Input for this task:

......

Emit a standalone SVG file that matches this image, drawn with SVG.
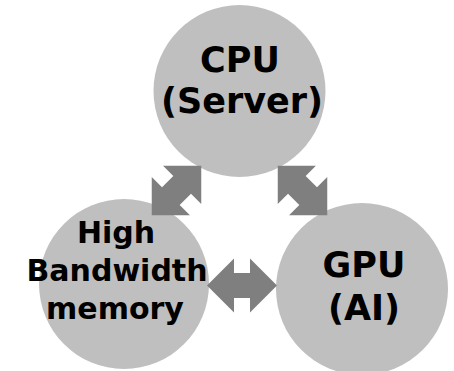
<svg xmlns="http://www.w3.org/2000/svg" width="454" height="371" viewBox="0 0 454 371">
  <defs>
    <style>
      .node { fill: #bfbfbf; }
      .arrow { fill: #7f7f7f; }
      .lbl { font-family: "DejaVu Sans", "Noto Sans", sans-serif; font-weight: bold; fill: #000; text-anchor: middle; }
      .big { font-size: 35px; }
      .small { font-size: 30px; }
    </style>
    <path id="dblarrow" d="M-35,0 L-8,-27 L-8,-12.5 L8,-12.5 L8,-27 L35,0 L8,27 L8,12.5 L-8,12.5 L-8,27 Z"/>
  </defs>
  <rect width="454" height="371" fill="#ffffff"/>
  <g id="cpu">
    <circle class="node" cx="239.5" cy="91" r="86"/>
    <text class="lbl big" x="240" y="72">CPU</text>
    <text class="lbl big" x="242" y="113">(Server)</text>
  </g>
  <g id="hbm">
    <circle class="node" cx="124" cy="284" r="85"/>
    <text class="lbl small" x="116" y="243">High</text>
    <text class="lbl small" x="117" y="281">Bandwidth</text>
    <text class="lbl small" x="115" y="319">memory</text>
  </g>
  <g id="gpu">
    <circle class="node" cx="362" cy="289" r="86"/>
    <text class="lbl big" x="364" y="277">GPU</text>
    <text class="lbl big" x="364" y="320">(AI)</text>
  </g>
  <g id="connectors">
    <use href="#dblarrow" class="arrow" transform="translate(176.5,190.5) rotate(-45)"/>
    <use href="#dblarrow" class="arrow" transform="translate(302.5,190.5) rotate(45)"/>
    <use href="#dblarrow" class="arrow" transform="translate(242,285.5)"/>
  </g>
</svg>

......

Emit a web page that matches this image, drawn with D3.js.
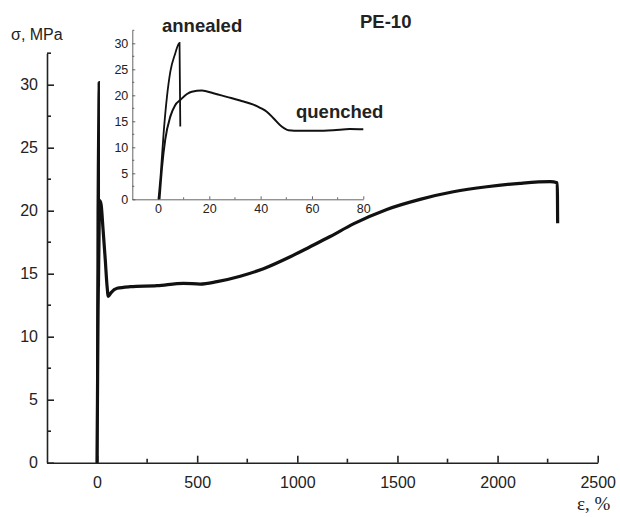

......

Problem: Of the lines in this data, how many contain "matches"? Reply with only the number.

Final answer: 2